→ **Task goal**: From the records below, extract all the text exactly and leave the images behind.
*** Material shown
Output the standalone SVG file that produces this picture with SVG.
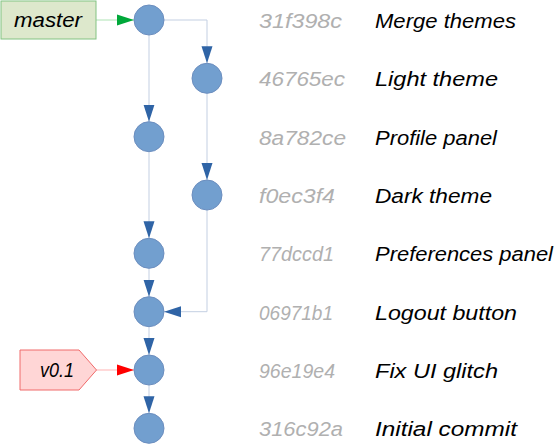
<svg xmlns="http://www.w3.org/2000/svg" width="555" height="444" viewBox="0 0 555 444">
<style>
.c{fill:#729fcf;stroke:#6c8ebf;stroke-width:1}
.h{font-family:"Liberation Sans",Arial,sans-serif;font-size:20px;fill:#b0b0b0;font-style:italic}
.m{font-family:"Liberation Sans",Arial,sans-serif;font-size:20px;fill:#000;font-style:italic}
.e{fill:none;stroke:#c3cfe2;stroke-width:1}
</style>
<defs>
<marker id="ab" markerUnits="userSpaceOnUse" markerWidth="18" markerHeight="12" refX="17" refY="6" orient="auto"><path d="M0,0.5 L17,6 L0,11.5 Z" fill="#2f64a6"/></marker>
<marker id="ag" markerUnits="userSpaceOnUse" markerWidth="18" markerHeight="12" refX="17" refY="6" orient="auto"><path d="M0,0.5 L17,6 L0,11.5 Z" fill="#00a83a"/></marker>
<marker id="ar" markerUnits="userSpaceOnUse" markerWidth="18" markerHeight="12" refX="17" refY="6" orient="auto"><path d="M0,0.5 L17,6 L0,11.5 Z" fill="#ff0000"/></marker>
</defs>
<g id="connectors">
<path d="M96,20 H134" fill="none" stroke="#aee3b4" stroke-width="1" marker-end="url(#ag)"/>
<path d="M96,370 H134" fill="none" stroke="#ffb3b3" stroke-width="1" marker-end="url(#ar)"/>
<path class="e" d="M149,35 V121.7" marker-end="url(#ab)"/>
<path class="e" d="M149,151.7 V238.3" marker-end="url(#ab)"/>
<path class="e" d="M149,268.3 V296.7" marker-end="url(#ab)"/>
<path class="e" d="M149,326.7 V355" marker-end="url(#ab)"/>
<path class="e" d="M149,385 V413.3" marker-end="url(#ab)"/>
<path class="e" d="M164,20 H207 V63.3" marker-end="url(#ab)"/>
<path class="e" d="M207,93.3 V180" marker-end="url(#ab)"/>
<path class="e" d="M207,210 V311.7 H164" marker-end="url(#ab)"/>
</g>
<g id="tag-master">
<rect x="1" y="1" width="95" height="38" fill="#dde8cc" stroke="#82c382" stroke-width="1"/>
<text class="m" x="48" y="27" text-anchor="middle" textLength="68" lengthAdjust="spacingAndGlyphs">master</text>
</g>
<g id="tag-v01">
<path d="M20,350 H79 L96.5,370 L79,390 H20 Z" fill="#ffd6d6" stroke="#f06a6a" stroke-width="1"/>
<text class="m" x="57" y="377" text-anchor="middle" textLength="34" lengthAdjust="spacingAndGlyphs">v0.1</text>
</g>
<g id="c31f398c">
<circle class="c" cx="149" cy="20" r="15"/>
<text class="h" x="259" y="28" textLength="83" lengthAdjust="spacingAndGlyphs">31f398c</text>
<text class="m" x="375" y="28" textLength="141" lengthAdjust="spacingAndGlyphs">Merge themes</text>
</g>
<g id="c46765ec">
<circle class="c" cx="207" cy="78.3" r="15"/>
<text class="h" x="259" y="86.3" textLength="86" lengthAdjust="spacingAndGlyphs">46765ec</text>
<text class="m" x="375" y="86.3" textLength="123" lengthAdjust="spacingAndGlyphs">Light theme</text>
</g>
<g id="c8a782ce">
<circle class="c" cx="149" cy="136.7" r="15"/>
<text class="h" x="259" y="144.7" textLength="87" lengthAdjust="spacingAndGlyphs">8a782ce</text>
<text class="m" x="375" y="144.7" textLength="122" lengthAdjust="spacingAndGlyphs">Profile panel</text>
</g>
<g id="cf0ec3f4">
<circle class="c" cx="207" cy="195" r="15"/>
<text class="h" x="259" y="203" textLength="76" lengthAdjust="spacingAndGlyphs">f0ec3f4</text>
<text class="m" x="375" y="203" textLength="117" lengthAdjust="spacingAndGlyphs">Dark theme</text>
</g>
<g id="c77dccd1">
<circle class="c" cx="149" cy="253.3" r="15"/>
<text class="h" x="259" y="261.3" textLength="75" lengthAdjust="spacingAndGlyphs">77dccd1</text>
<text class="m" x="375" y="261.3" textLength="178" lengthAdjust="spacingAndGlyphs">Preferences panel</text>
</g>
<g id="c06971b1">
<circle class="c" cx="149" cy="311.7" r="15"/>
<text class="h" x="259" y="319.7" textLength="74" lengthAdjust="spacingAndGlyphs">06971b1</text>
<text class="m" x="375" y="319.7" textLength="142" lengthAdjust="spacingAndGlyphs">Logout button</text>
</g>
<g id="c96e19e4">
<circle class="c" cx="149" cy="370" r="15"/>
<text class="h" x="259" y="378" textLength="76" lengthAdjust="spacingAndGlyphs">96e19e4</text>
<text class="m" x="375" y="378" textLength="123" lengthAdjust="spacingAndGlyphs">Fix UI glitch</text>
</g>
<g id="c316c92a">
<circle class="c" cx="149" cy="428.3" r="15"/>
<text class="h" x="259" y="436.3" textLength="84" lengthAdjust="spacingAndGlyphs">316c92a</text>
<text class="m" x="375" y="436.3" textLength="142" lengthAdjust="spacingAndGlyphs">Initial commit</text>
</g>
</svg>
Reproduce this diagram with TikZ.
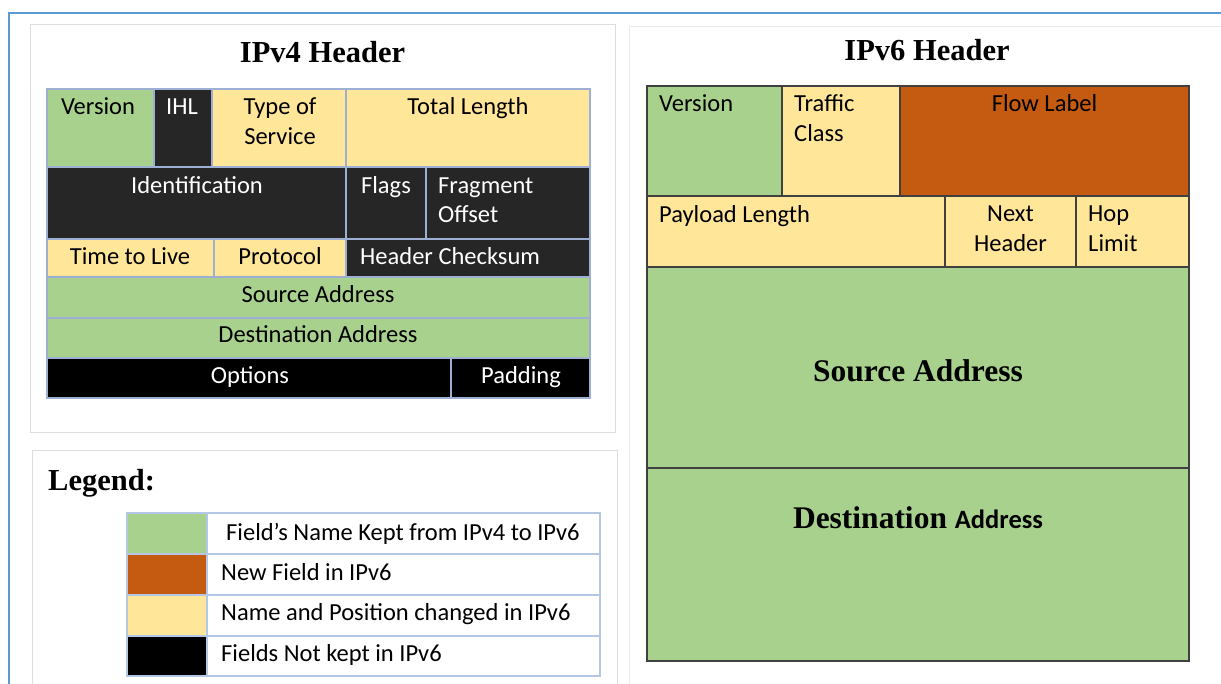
******
→ **Answer to this exercise**:
Output the standalone SVG file that produces this picture with SVG.
<svg xmlns="http://www.w3.org/2000/svg" width="555" height="444" viewBox="0 0 555 444">
<style>
.c{fill:#729fcf;stroke:#6c8ebf;stroke-width:1}
.h{font-family:"Liberation Sans",Arial,sans-serif;font-size:20px;fill:#b0b0b0;font-style:italic}
.m{font-family:"Liberation Sans",Arial,sans-serif;font-size:20px;fill:#000;font-style:italic}
.e{fill:none;stroke:#c3cfe2;stroke-width:1}
</style>
<defs>
<marker id="ab" markerUnits="userSpaceOnUse" markerWidth="18" markerHeight="12" refX="17" refY="6" orient="auto"><path d="M0,0.5 L17,6 L0,11.5 Z" fill="#2f64a6"/></marker>
<marker id="ag" markerUnits="userSpaceOnUse" markerWidth="18" markerHeight="12" refX="17" refY="6" orient="auto"><path d="M0,0.5 L17,6 L0,11.5 Z" fill="#00a83a"/></marker>
<marker id="ar" markerUnits="userSpaceOnUse" markerWidth="18" markerHeight="12" refX="17" refY="6" orient="auto"><path d="M0,0.5 L17,6 L0,11.5 Z" fill="#ff0000"/></marker>
</defs>
<g id="connectors">
<path d="M96,20 H134" fill="none" stroke="#aee3b4" stroke-width="1" marker-end="url(#ag)"/>
<path d="M96,370 H134" fill="none" stroke="#ffb3b3" stroke-width="1" marker-end="url(#ar)"/>
<path class="e" d="M149,35 V121.7" marker-end="url(#ab)"/>
<path class="e" d="M149,151.7 V238.3" marker-end="url(#ab)"/>
<path class="e" d="M149,268.3 V296.7" marker-end="url(#ab)"/>
<path class="e" d="M149,326.7 V355" marker-end="url(#ab)"/>
<path class="e" d="M149,385 V413.3" marker-end="url(#ab)"/>
<path class="e" d="M164,20 H207 V63.3" marker-end="url(#ab)"/>
<path class="e" d="M207,93.3 V180" marker-end="url(#ab)"/>
<path class="e" d="M207,210 V311.7 H164" marker-end="url(#ab)"/>
</g>
<g id="tag-master">
<rect x="1" y="1" width="95" height="38" fill="#dde8cc" stroke="#82c382" stroke-width="1"/>
<text class="m" x="48" y="27" text-anchor="middle" textLength="68" lengthAdjust="spacingAndGlyphs">master</text>
</g>
<g id="tag-v01">
<path d="M20,350 H79 L96.5,370 L79,390 H20 Z" fill="#ffd6d6" stroke="#f06a6a" stroke-width="1"/>
<text class="m" x="57" y="377" text-anchor="middle" textLength="34" lengthAdjust="spacingAndGlyphs">v0.1</text>
</g>
<g id="c31f398c">
<circle class="c" cx="149" cy="20" r="15"/>
<text class="h" x="259" y="28" textLength="83" lengthAdjust="spacingAndGlyphs">31f398c</text>
<text class="m" x="375" y="28" textLength="141" lengthAdjust="spacingAndGlyphs">Merge themes</text>
</g>
<g id="c46765ec">
<circle class="c" cx="207" cy="78.3" r="15"/>
<text class="h" x="259" y="86.3" textLength="86" lengthAdjust="spacingAndGlyphs">46765ec</text>
<text class="m" x="375" y="86.3" textLength="123" lengthAdjust="spacingAndGlyphs">Light theme</text>
</g>
<g id="c8a782ce">
<circle class="c" cx="149" cy="136.7" r="15"/>
<text class="h" x="259" y="144.7" textLength="87" lengthAdjust="spacingAndGlyphs">8a782ce</text>
<text class="m" x="375" y="144.7" textLength="122" lengthAdjust="spacingAndGlyphs">Profile panel</text>
</g>
<g id="cf0ec3f4">
<circle class="c" cx="207" cy="195" r="15"/>
<text class="h" x="259" y="203" textLength="76" lengthAdjust="spacingAndGlyphs">f0ec3f4</text>
<text class="m" x="375" y="203" textLength="117" lengthAdjust="spacingAndGlyphs">Dark theme</text>
</g>
<g id="c77dccd1">
<circle class="c" cx="149" cy="253.3" r="15"/>
<text class="h" x="259" y="261.3" textLength="75" lengthAdjust="spacingAndGlyphs">77dccd1</text>
<text class="m" x="375" y="261.3" textLength="178" lengthAdjust="spacingAndGlyphs">Preferences panel</text>
</g>
<g id="c06971b1">
<circle class="c" cx="149" cy="311.7" r="15"/>
<text class="h" x="259" y="319.7" textLength="74" lengthAdjust="spacingAndGlyphs">06971b1</text>
<text class="m" x="375" y="319.7" textLength="142" lengthAdjust="spacingAndGlyphs">Logout button</text>
</g>
<g id="c96e19e4">
<circle class="c" cx="149" cy="370" r="15"/>
<text class="h" x="259" y="378" textLength="76" lengthAdjust="spacingAndGlyphs">96e19e4</text>
<text class="m" x="375" y="378" textLength="123" lengthAdjust="spacingAndGlyphs">Fix UI glitch</text>
</g>
<g id="c316c92a">
<circle class="c" cx="149" cy="428.3" r="15"/>
<text class="h" x="259" y="436.3" textLength="84" lengthAdjust="spacingAndGlyphs">316c92a</text>
<text class="m" x="375" y="436.3" textLength="142" lengthAdjust="spacingAndGlyphs">Initial commit</text>
</g>
</svg>
Reproduce this diagram with TikZ.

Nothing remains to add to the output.